## Exercise task
Using the material below, repeat exactly the lines from the one with "Give me the matplotlib source for this chart." through the one with "high_12 = [0.838, 0.845, 0.851, 0.858, 0.865, 0.871]", ends included, without any images.

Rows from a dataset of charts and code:

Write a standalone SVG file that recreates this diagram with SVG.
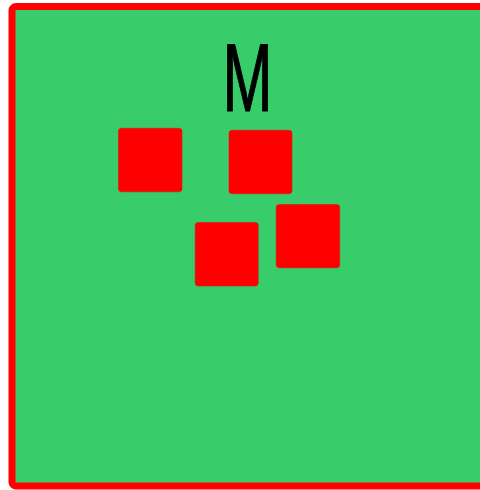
<svg xmlns="http://www.w3.org/2000/svg" width="480" height="490" viewBox="0 0 480 490">
<style>
.frame{fill:#38cc6a;stroke:#ff0000;stroke-width:7}
.box{fill:#ff0000;stroke:#e01010;stroke-width:0.6}
.lbl{font-family:"Liberation Sans",Arial,sans-serif;font-size:97px;fill:#000;stroke:#000;stroke-width:1.2;stroke-linejoin:round}
</style>
<rect fill="#fff" x="0" y="0" width="480" height="490"/>
<g id="frame">
<rect class="frame" x="12" y="6.5" width="472" height="479.5" rx="4"/>
</g>
<g id="label">
<text class="lbl" text-anchor="middle" transform="translate(247.5,111) scale(0.62,1)">M</text>
</g>
<g id="box1"><rect class="box" x="118.5" y="128.3" width="63.5" height="63.5" rx="3"/></g>
<g id="box2"><rect class="box" x="229" y="130.3" width="63" height="63.4" rx="3"/></g>
<g id="box3"><rect class="box" x="195.2" y="222.5" width="63" height="63.5" rx="3"/></g>
<g id="box4"><rect class="box" x="276.2" y="204.5" width="63.5" height="63.3" rx="3"/></g>
<g id="connectors"></g>
</svg>
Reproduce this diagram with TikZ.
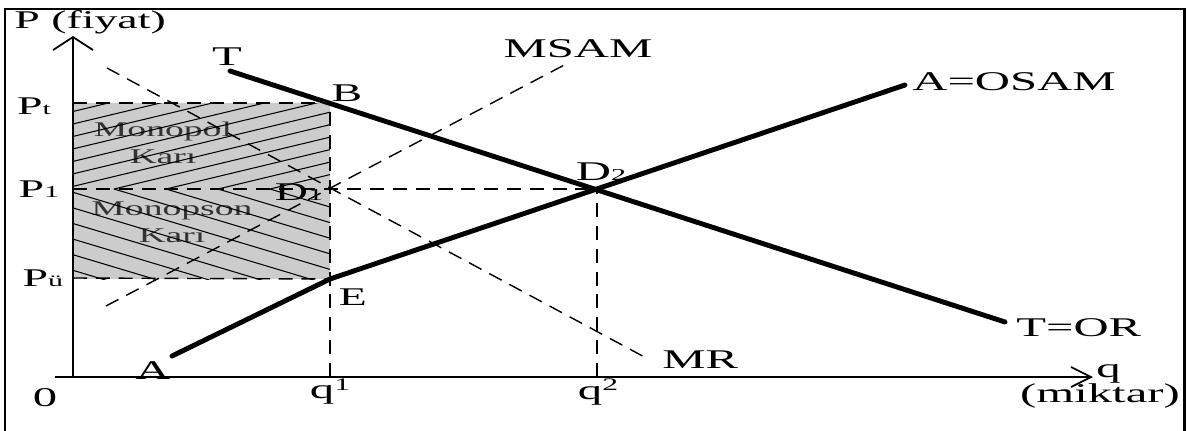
\documentclass[tikz,border=0pt]{standalone}
\usepackage{fontspec}
\setmainfont{Liberation Serif}[FakeStretch=1.8]
\usetikzlibrary{arrows.meta}
\pgfdeclarelayer{background}
\pgfdeclarelayer{edgelayer}
\pgfdeclarelayer{nodelayer}
\pgfsetlayers{background,edgelayer,nodelayer,main}
\tikzstyle{none}=[inner sep=0mm]
\tikzstyle{lbl}=[inner sep=0mm,font=\fontsize{15.4}{16}\selectfont]
\tikzstyle{small lbl}=[inner sep=0mm,font=\fontsize{14.5}{15}\selectfont]
\tikzstyle{area lbl}=[inner sep=0mm,align=center,text=black!80,font=\fontsize{11.9}{15.3}\selectfont]
\tikzstyle{curve}=[line width=2.8pt,line cap=round]
\tikzstyle{guide}=[line width=0.8pt,dash pattern=on 8pt off 5pt]
\tikzstyle{hatch}=[line width=0.6pt]
\tikzstyle{axis}=[line width=1pt]
\tikzstyle{frame}=[line width=1.7pt]
\tikzstyle{xaxis tip}=[-{Straight Barb[length=0.4cm,width=0.4cm,line width=1pt]}]
\tikzstyle{yaxis tip}=[-{Straight Barb[length=0.26cm,width=0.8cm,line width=1pt]}]
\newcommand{\smalltxt}[1]{{\fontsize{9.5}{9.5}\selectfont #1}}
\newcommand{\uptxt}[1]{\raisebox{0.3em}{\fontsize{10}{10}\selectfont #1}}

\begin{document}
\begin{tikzpicture}[x=0.02cm,y=-0.02cm]
	\useasboundingbox (0,0) rectangle (1188,430);
	% points of the diagram
	\coordinate (O) at (73,377);
	\coordinate (xend) at (1093,377);
	\coordinate (xstart) at (55,377);
	\coordinate (yend) at (73,36);
	\coordinate (Pt) at (73,103);
	\coordinate (P1) at (73,189);
	\coordinate (Pu) at (73,278);
	\coordinate (q1) at (330,377);
	\coordinate (q2) at (597,377);
	\coordinate (B) at (330,103);
	\coordinate (D1) at (330,189);
	\coordinate (D2) at (597,189);
	\coordinate (E) at (330,279);
	\coordinate (T0) at (230,71);
	\coordinate (Tend) at (1005,322);
	\coordinate (A0) at (172,356);
	\coordinate (Aend) at (905,85);
	\coordinate (ms0) at (106,306);
	\coordinate (ms1) at (570,62);
	\coordinate (mr0) at (107,68);
	\coordinate (mr1) at (650,360);
	\begin{pgfonlayer}{background}
		\fill[white] (0,0) rectangle (1188,430);
		\fill[gray!40] (Pt) rectangle (E);
		\node [style=area lbl] (monopol) at (163,143) {Monopol\\Karı};
		\node [style=area lbl] (monopson) at (172,222) {Monopson\\Karı};
	\end{pgfonlayer}
	\draw[frame] (5,432) -- (5,9) -- (1184,9) -- (1184,432);
	\begin{pgfonlayer}{nodelayer}
		\node [style=small lbl,anchor=west] (fiyat) at (14,22) {P (fiyat)};
		\node [style=small lbl] (lPt) at (34,106) {P\smalltxt{t}};
		\node [style=small lbl] (lP1) at (39,189) {P\smalltxt{1}};
		\node [style=small lbl] (lPu) at (43,278) {P\smalltxt{ü}};
		\node [style=lbl] (lO) at (45,398) {0};
		\node [style=lbl] (lq1) at (330,392) {q\uptxt{1}};
		\node [style=lbl] (lq2) at (598,392) {q\uptxt{2}};
		\node [style=lbl,anchor=west] (lq) at (1096,374) {q};
		\node [style=lbl] (miktar) at (1100,396) {(miktar)};
		\node [style=lbl] (lT) at (227,57) {T};
		\node [style=small lbl] (lB) at (347,93) {B};
		\node [style=small lbl] (lE) at (353,297) {E};
		\node [style=small lbl] (lD1) at (299,192) {D\smalltxt{1}};
		\node [style=lbl] (lD2) at (601,172) {D\smalltxt{2}};
		\node [style=lbl] (lA) at (153,371) {A};
		\node [style=lbl] (lMSAM) at (578,49) {MSAM};
		\node [style=lbl,anchor=west] (lOSAM) at (912,82) {A=OSAM};
		\node [style=lbl,anchor=west] (lOR) at (1016,328) {T=OR};
		\node [style=lbl,anchor=west] (lMR) at (662,360) {MR};
	\end{pgfonlayer}
	\begin{pgfonlayer}{edgelayer}
		% hatching of the two profit areas
		\begin{scope}
			\clip (Pt) rectangle (D1);
			\foreach \c in {270,218,...,-430}
				\draw[style=hatch] (\c,189) -- ++(600,-144);
		\end{scope}
		\begin{scope}
			\clip (P1) rectangle (E);
			\foreach \c in {270,218,...,-430}
				\draw[style=hatch] (\c,189) -- ++(600,180);
		\end{scope}
		\draw[style=axis,style=xaxis tip] (xstart) to (xend);
		\draw[style=axis,style=yaxis tip] (O) to (yend);
		\draw[style=guide] (Pt) to (B);
		\draw[style=guide] (P1) to (D2);
		\draw[style=guide] (Pu) to (E);
		\draw[style=guide] (q1) to (B);
		\draw[style=guide] (q2) to (D2);
		\draw[style=guide] (ms0) to (ms1);
		\draw[style=guide] (mr0) to (mr1);
		\draw[style=curve] (T0) to (Tend);
		\draw[style=curve] (A0) -- (E) -- (Aend);
	\end{pgfonlayer}
\end{tikzpicture}
\end{document}
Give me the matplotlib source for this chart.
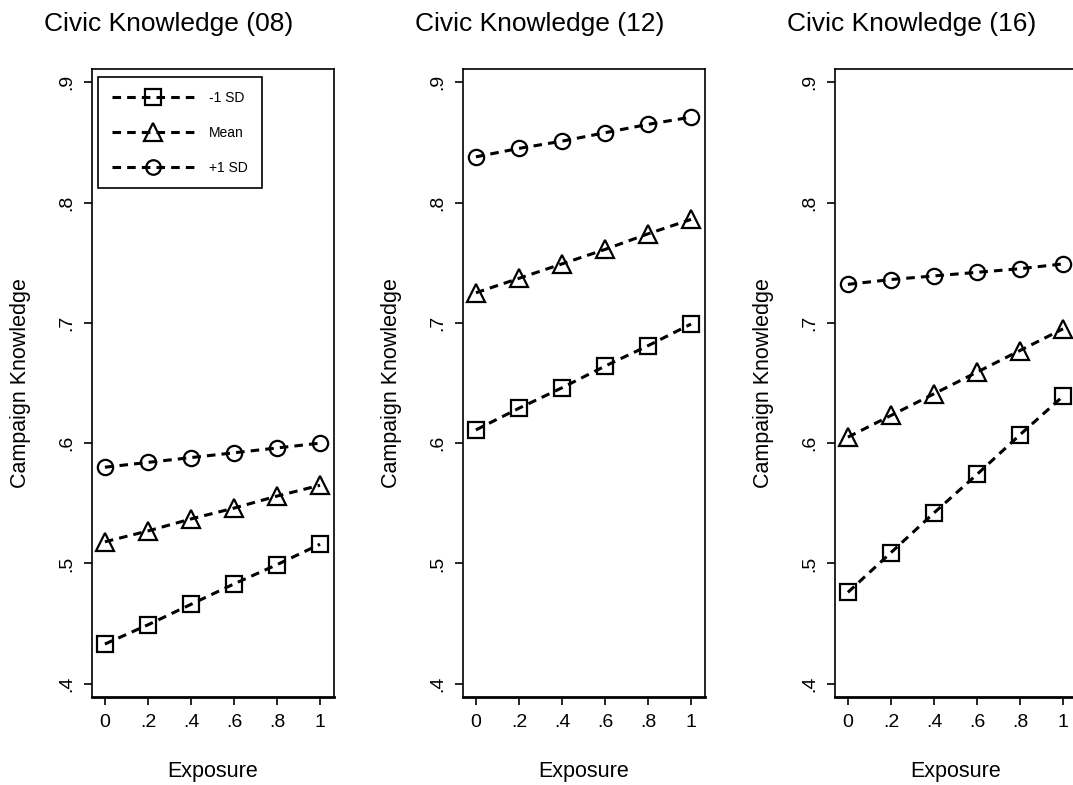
import matplotlib
matplotlib.use("Agg")
import matplotlib.pyplot as plt

plt.rcParams["font.family"] = ["Liberation Sans", "DejaVu Sans"]

exposure = [0, 0.2, 0.4, 0.6, 0.8, 1.0]
x_tick_labels = ["0", ".2", ".4", ".6", ".8", "1"]
y_ticks = [0.4, 0.5, 0.6, 0.7, 0.8, 0.9]
y_tick_labels = [".4", ".5", ".6", ".7", ".8", ".9"]

panel_titles = ["Civic Knowledge (08)", "Civic Knowledge (12)", "Civic Knowledge (16)"]
series_labels = ["-1 SD", "Mean", "+1 SD"]

# predicted campaign knowledge by civic knowledge level
low_08 = [0.433, 0.449, 0.466, 0.483, 0.499, 0.516]
mean_08 = [0.518, 0.527, 0.537, 0.546, 0.556, 0.565]
high_08 = [0.580, 0.584, 0.588, 0.592, 0.596, 0.600]

low_12 = [0.611, 0.629, 0.646, 0.664, 0.681, 0.699]
mean_12 = [0.725, 0.737, 0.749, 0.761, 0.774, 0.786]
high_12 = [0.838, 0.845, 0.851, 0.858, 0.865, 0.871]

low_16 = [0.476, 0.509, 0.542, 0.574, 0.607, 0.639]
mean_16 = [0.605, 0.623, 0.641, 0.659, 0.677, 0.695]
high_16 = [0.732, 0.736, 0.739, 0.742, 0.745, 0.749]

panels = [
    (low_08, mean_08, high_08),
    (low_12, mean_12, high_12),
    (low_16, mean_16, high_16),
]

W, H = 1073, 785
fig = plt.figure(figsize=(W / 100, H / 100), dpi=100)

ax_lefts = [92, 463, 835]
title_centers = [169, 540, 912]
ax_w, ax_top, ax_bottom = 242, 69, 697

markers = [("s", 12), ("^", 13), ("o", 11)]

for i, (series, left) in enumerate(zip(panels, ax_lefts)):
    ax = fig.add_axes([left / W, (H - ax_bottom) / H, ax_w / W, (ax_bottom - ax_top) / H])
    for vals, (mk, ms), lab in zip(series, markers, series_labels):
        ax.plot(exposure, vals, color="black", linestyle=(0, (2.8, 2.0)), linewidth=2.2,
                marker=mk, markersize=ms, markerfacecolor="none", markeredgecolor="black",
                markeredgewidth=1.6, label=lab)
    ax.set_xlim(-0.06, 1.065)
    ax.set_ylim(0.389, 0.911)
    ax.set_xticks(exposure)
    ax.set_xticklabels(x_tick_labels, fontsize=14)
    ax.set_yticks(y_ticks)
    ax.set_yticklabels(y_tick_labels, fontsize=14, rotation=90, va="center")
    ax.tick_params(direction="out", length=6, width=1.2, pad=6)
    for sp in ax.spines.values():
        sp.set_linewidth(1.2)
    ax.spines["bottom"].set_linewidth(2.0)
    ax.set_xlabel("Exposure", fontsize=15.5, labelpad=22)
    ax.set_ylabel("Campaign Knowledge", fontsize=15.5, labelpad=20)
    fig.text(title_centers[i] / W, 1 - 24 / H, panel_titles[i], fontsize=19,
             ha="center", va="center")
    if i == 0:
        leg = ax.legend(loc="upper left", bbox_to_anchor=(6 / ax_w, 1 - 8 / (ax_bottom - ax_top)),
                        borderaxespad=0, fontsize=10, handlelength=5.9, labelspacing=1.5,
                        borderpad=1.0, handletextpad=1.1, fancybox=False, framealpha=1,
                        markerscale=0.95)
        leg.get_frame().set_edgecolor("black")
        leg.get_frame().set_linewidth(1.2)

fig.savefig("out.png", dpi=100)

## Expected answer
Give me the matplotlib source for this chart.
import matplotlib
matplotlib.use("Agg")
import matplotlib.pyplot as plt

plt.rcParams["font.family"] = ["Liberation Sans", "DejaVu Sans"]

exposure = [0, 0.2, 0.4, 0.6, 0.8, 1.0]
x_tick_labels = ["0", ".2", ".4", ".6", ".8", "1"]
y_ticks = [0.4, 0.5, 0.6, 0.7, 0.8, 0.9]
y_tick_labels = [".4", ".5", ".6", ".7", ".8", ".9"]

panel_titles = ["Civic Knowledge (08)", "Civic Knowledge (12)", "Civic Knowledge (16)"]
series_labels = ["-1 SD", "Mean", "+1 SD"]

# predicted campaign knowledge by civic knowledge level
low_08 = [0.433, 0.449, 0.466, 0.483, 0.499, 0.516]
mean_08 = [0.518, 0.527, 0.537, 0.546, 0.556, 0.565]
high_08 = [0.580, 0.584, 0.588, 0.592, 0.596, 0.600]

low_12 = [0.611, 0.629, 0.646, 0.664, 0.681, 0.699]
mean_12 = [0.725, 0.737, 0.749, 0.761, 0.774, 0.786]
high_12 = [0.838, 0.845, 0.851, 0.858, 0.865, 0.871]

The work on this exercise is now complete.